The second generation of NVIDIA’s portable gaming kit has evolved to the point that the screen has separated from the controller. While the original Shield gaming console was high on innovation it was a little short on sales. The newly announced Shield Tablet and Controller keep the gaming emphasis of the original; it just does each part better and separately.
Taking care of the gaming hardware the Shield Tablet crams leading edge hardware into a svelte 8 inch tablet. The Shield Controller rounds out the gaming experience with a fast, flexible and comfortable game controller. Any game available anywhere.
NVIDIA will sell the Shield Tablet and Controller separately beginning July 29. The 16GB WI-Fi only Shield Tablet will sell for $300 and the Controller for $60. Has NVIDIA produced the most powerful gaming tablet to date? Is it enough to capture share in a saturated tablet market?
NVIDIA has focused its gaming know how in order to produce the best portable gaming experience available.
Under the hood the hardware is latest generation with the Tegra K1 chip. A chip that features 4 2.2GHz CPU cores and 192 Kepler GPU cores, near desktop PC power. Android 4.4 KitKat has 2GB of RAM to run in and 16/32GB of storage to save files to.
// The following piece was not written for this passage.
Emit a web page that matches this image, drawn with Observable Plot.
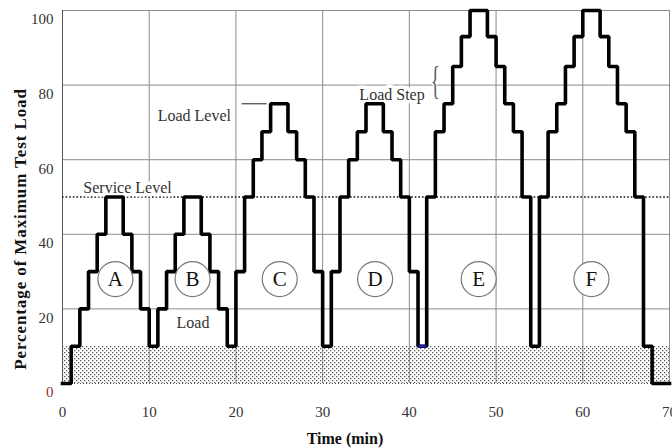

The display is a full HD 8 inch IPS panel and sound is provided by front facing speaks and dedicated bass reflex ports. Connectors around the edge include mini-HDMI, micro USB 2, micro SD card slot, headphone jack and micro SIM slot for LTE connectivity. Recording everything you do are 2 5 megapixel cameras, one front and one rear. Battery life is quoted as 10 hours for video playback.
Various gaming modes allow you to extend your gaming experience to any HDMI TV in the immediate vicinity. In console mode a big screen TV can be attached via the mini-HDMI. Resolutions up to 4k are supported and games are sent to the TV in full screen mode. Twitch mode uses the front camera and game capture to stream out both gameplay and webcam. GameStream allows games to be sourced from PCs on the local network if they have a GTX video card and can even extend to NVIDIA’s cloud gaming service. Standard Android games play as normal and nearly 400 games are being specially optimized for Tegra K1 chip and the wireless controller.
The Shield Wireless Controller connects via WiFi Direct which should provide lower latencies and higher bandwidth than Bluetooth. Up to four controllers can be connected to each Shield Tablet with each player able to connect their gaming headset to their own controller. It can even be used on other Android devices.
As a general duty tablet the Shield tab is a solid high end Android device with some serious gaming grunt. The Shield Wireless Controller seems to have cracked the portable controller equation with comfort, low latency and compatibility with all Android devices. Put both Shield devices together and you have some very potent portable gaming hardware, NVIDIA’s best portable gaming hardware yet and maybe the best there is.